The End

200 x 200 x 300 cm

"I could have also put this text under the title On the chirality of enclosed spaces. Actually, stereochemistry, crystallography and contradiction principle gave me the proper codes in interpreting Vlad Nanca’s object. Chirality designates a chemical property of non – superimposable molecular compounds, with optical symmetry and structural similarities. Arranged in space, the compounds are situated in perfect mirroring, in a double configuration (as dual mode), but, simultaneously, oriented in opposite directions. +α | -α.
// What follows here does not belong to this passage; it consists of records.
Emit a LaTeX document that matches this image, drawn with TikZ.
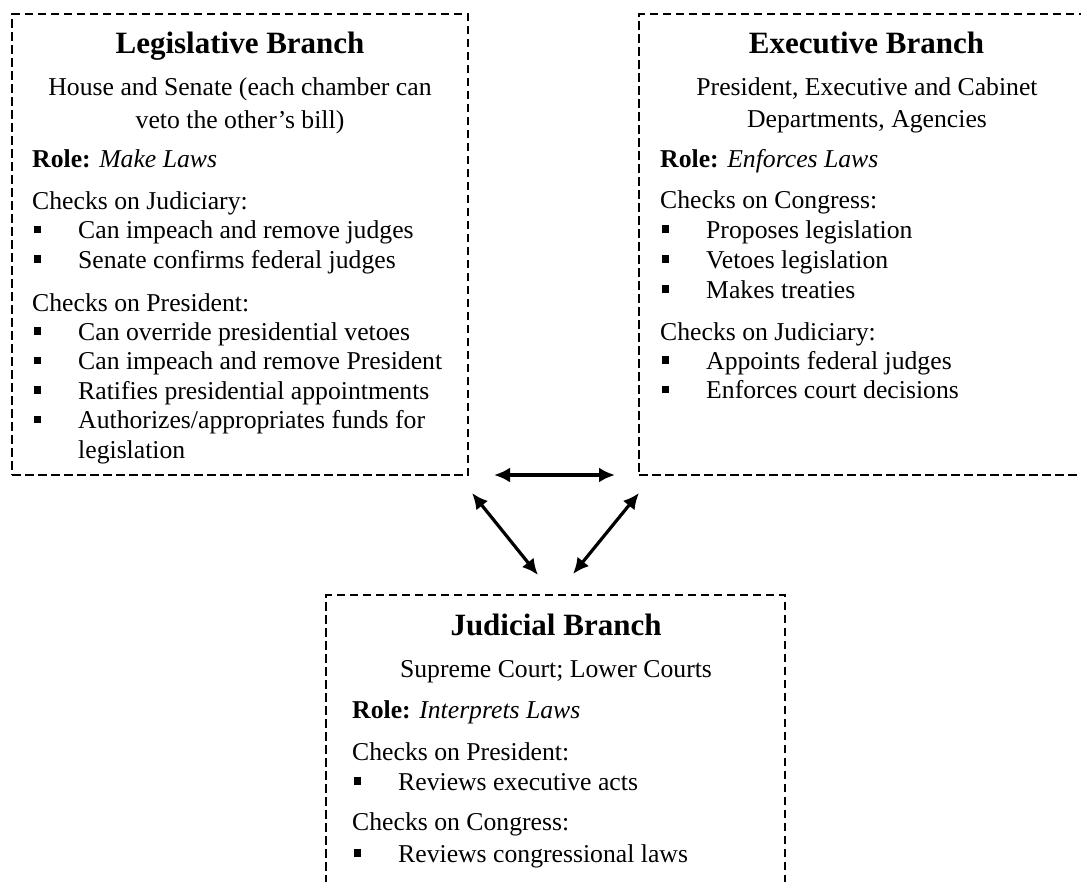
\documentclass[tikz,border=0pt]{standalone}
\usepackage{fontspec}
\setmainfont{Liberation Serif}
\usetikzlibrary{arrows.meta}

\newcommand\bodyfont{\fontsize{25.7}{30}\selectfont}
\newcommand\titlefont{\fontsize{31}{36}\selectfont\bfseries}

% one bulleted line: name, x of the text column, baseline y, text
\newcommand\bitem[4]{%
  \node[bulletsq] (#1-sq) at ({#2+5.5},{#3-9}) {};
  \node[txt] (#1) at ({#2+46},#3) {#4};
}

\begin{document}
\begin{tikzpicture}[x=1pt,y=-1pt,
  box/.style={draw, dash pattern=on 8.5pt off 4.5pt, line width=2.8pt, inner sep=0pt},
  txt/.style={anchor=base west, inner sep=0pt, font=\bodyfont},
  ctr/.style={anchor=base, inner sep=0pt, font=\bodyfont},
  ttl/.style={anchor=base, inner sep=0pt, font=\titlefont},
  bulletsq/.style={fill=black, minimum size=7.5pt, inner sep=0pt},
  link/.style={line width=3.2pt, {Latex[length=16pt,width=15pt]}-{Latex[length=16pt,width=15pt]}}]

\useasboundingbox (0,0) rectangle (1081,881);
\clip (0,0) rectangle (1081,881);
\fill[white] (0,0) rectangle (1081,881);

% the three branch frames
\node[box, minimum width=456pt, minimum height=461pt] (leg) at (240,244.5) {};
\node[box, minimum width=455pt, minimum height=461pt] (exe) at (866.5,244.5) {};
\node[box, minimum width=459pt, minimum height=310pt] (jud) at (555.5,750) {};

% Legislative branch
\node[ttl] (legT) at (240,53) {Legislative Branch};
\node[ctr] (legS1) at (240,95) {House and Senate (each chamber can};
\node[ctr] (legS2) at (240,128) {veto the other’s bill)};
\node[txt] (legR) at (32,167) {\textbf{Role:} \textit{Make Laws}};
\node[txt] (legC1) at (32,209) {Checks on Judiciary:};
\bitem{legA}{32}{238.5}{Can impeach and remove judges}
\bitem{legB}{32}{268}{Senate confirms federal judges}
\node[txt] (legC2) at (32,311) {Checks on President:};
\bitem{legC}{32}{340}{Can override presidential vetoes}
\bitem{legD}{32}{369.5}{Can impeach and remove President}
\bitem{legE}{32}{399}{Ratifies presidential appointments}
\bitem{legF}{32}{428.5}{Authorizes/appropriates funds for}
\node[txt] (legF2) at (78,458) {legislation};

% Executive branch
\node[ttl] (exeT) at (866.5,53) {Executive Branch};
\node[ctr] (exeS1) at (867,95.5) {President, Executive and Cabinet};
\node[ctr] (exeS2) at (867,127) {Departments, Agencies};
\node[txt] (exeR) at (660,167) {\textbf{Role:} \textit{Enforces Laws}};
\node[txt] (exeC1) at (660,208.5) {Checks on Congress:};
\bitem{exeA}{660}{238}{Proposes legislation}
\bitem{exeB}{660}{268}{Vetoes legislation}
\bitem{exeC}{660}{298}{Makes treaties}
\node[txt] (exeC2) at (660,340) {Checks on Judiciary:};
\bitem{exeD}{660}{369}{Appoints federal judges}
\bitem{exeE}{660}{398.5}{Enforces court decisions}

% Judicial branch
\node[ttl] (judT) at (556,635) {Judicial Branch};
\node[ctr] (judS1) at (556,677) {Supreme Court; Lower Courts};
\node[txt] (judR) at (352,718) {\textbf{Role:} \textit{Interprets Laws}};
\node[txt] (judC1) at (352,760) {Checks on President:};
\bitem{judA}{352}{790}{Reviews executive acts}
\node[txt] (judC2) at (352,830) {Checks on Congress:};
\bitem{judB}{352}{862}{Reviews congressional laws}

% mutual checks between the branches
\coordinate (le) at (494,475);
\coordinate (el) at (615,475);
\coordinate (lj) at (472,493);
\coordinate (jl) at (538,575);
\coordinate (jx) at (573,574);
\coordinate (xj) at (639,493);
\draw[link] (le) -- (el);
\draw[link] (lj) -- (jl);
\draw[link] (jx) -- (xj);
\end{tikzpicture}
\end{document}
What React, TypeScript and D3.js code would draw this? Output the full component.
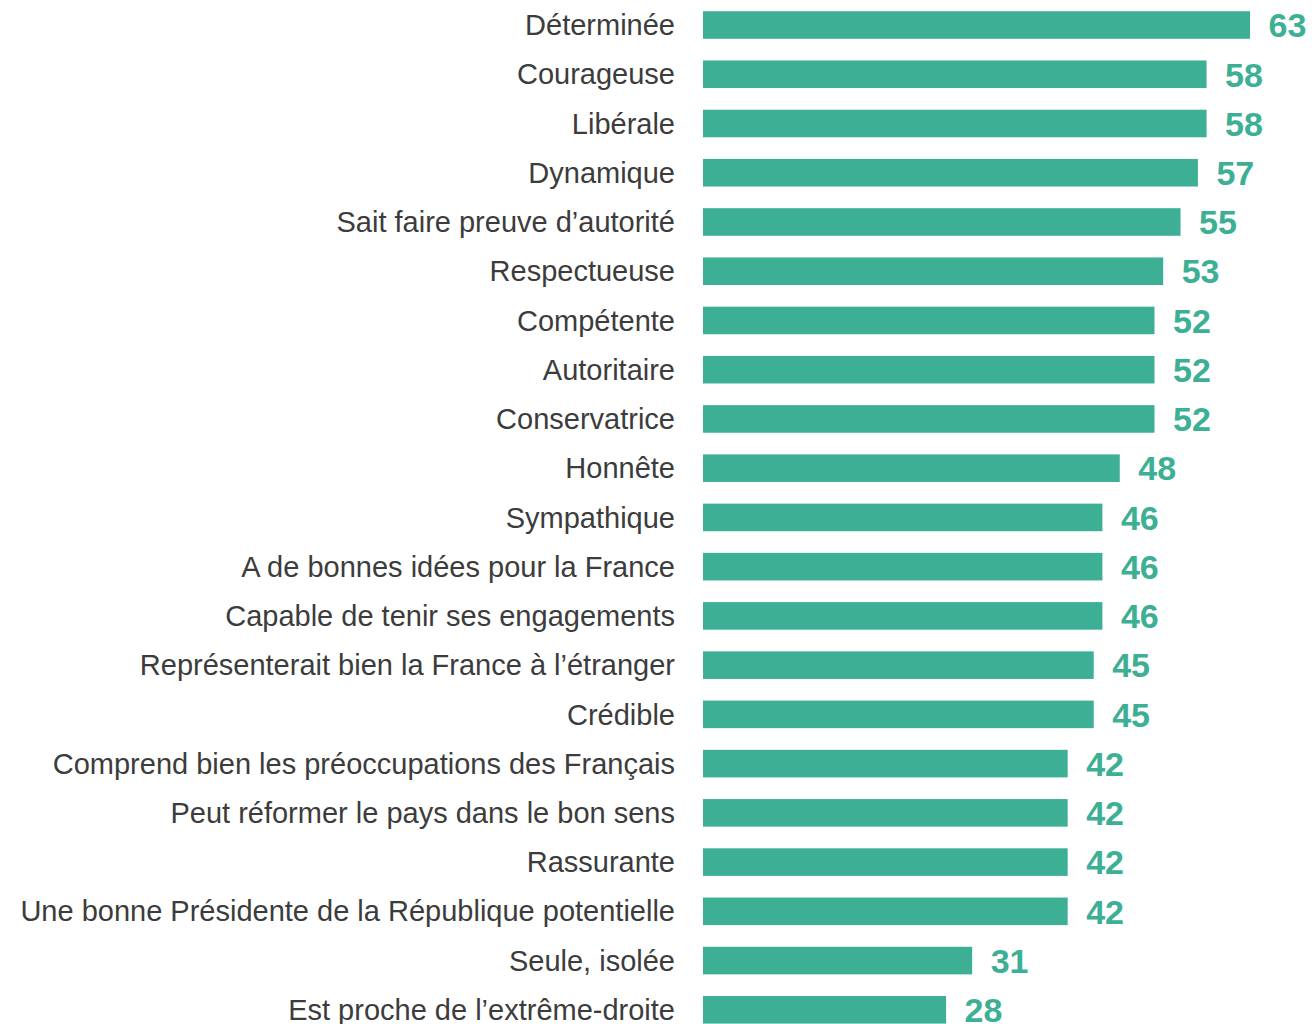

Playing furthermore with contradiction, the installation reveals its fundamental ambiguities. By definition, a chiral compound is an open, moving structure, while Vlad’s assemblage freezes a monolithic one, resembling much more to the static type in a twin crystal than to the molecular dynamics. At a first glance, we could fairly invoke stasis. In his synopsis, Vlad describes the story of two football goals, gloriously embraced in a sort of a “happy end” completely solving the clash, annihilating the game itself and annulling the very possibility of a future conflict through the metamorphosis into the peaceful skeleton of some sort of housing. But since ambiguity endlessly regulates all the transformations in meaning, the same enclosure can easily become cage, trap or prison, subsequently invalidated by the porosity of the reticulated net that launches once again the object in the middle of associative turmoil.

The continuous shift provoked on different levels of signification or taxonomic inventories (it is an object, an installation, a maquette, or an edifice) proves the need for permeable thematic readings, able to test themselves through self-suspension or antiphrasis. Shifting, opposite perspectives could explore (and I feel the need of conjuring now Walter Benjamin) both the methodological, combining potential in dialectic images that fulgurate reality, deregulate and enrich it and the metaphorical potential of so-called “thought-images”/ Denkbilder, where the narrative form conveys theoretical thinking and becomes concept.

The ambiguous object mounted by Vlad formalizes one fundamental polymorphism: as perceptual experience, through amplification at monumental scale he inverts the claustrophobic sensation and, paradoxically, expands it; as dimensional orientation when the object turns out to be a device for counting spatial articulations or pulsations, a counter of our own spatial landmarks around us and for the loss of them; as semiotic density, where the main constituents power the symbolic meaning – goal pillars, linguistic similarities, goal and competition, goal and gate inflexions, gate as passage, gate as threshold, net, blocking net, grid (in transmissions and connexions), formation grid. I believe that is this very semiotic consistency that makes that the ambiguous object “has a lot to say”, keeping itself open (and not necessarily transparent) for interwoven, interlinked analysis.

The English expression “wired grid” mobilizes again reflexive associations. I would like to mention here two famous names of historical conceptualism and minimalism, whose works could give another indentation in this constellation. Trying to test the multiple configurations of reality in its infinite deployment, Robert Smithson has verified the purity in geometric reflective structures in a well-known series inspired by optical isomers: “Enantiomorphic Chambers” (1965). My second example is taken from the canonical context of minimalism. Aspen Magazine’s minimalist number, edited by Brian O’Doherty, has published in 1967 Tony Smith’s project for “The Maze” (crisscrossing of symmetrical and square grids), where the artist imagines a genuine “labyrinth of the mind rather than a monument”, where pathways are consubstantial to the entire design, unwillingly disavowing the impossibility of objective neutrality in art object.

Mirroring the twofoldness of the goals in a perfect enantiomer, Vlad Nanca manages to detour the post-minimalist object through the kissing anecdote (a reminder of Brancusi relenting remnants in our artistic automatisms related to the gate symbolism); and he manages also to dissolve further away, with equal irony, the anecdote in contingency, since he doesn’t want to block the object in simple historiographic reading.

With its proliferating semantics, Vlad Nanca’s object becomes a “dialectic image”. It’s a new way of conceptual expression, filled with subjectivity, gathering the right amount of ambiguity under the tricky appearance of a crystalline symmetry."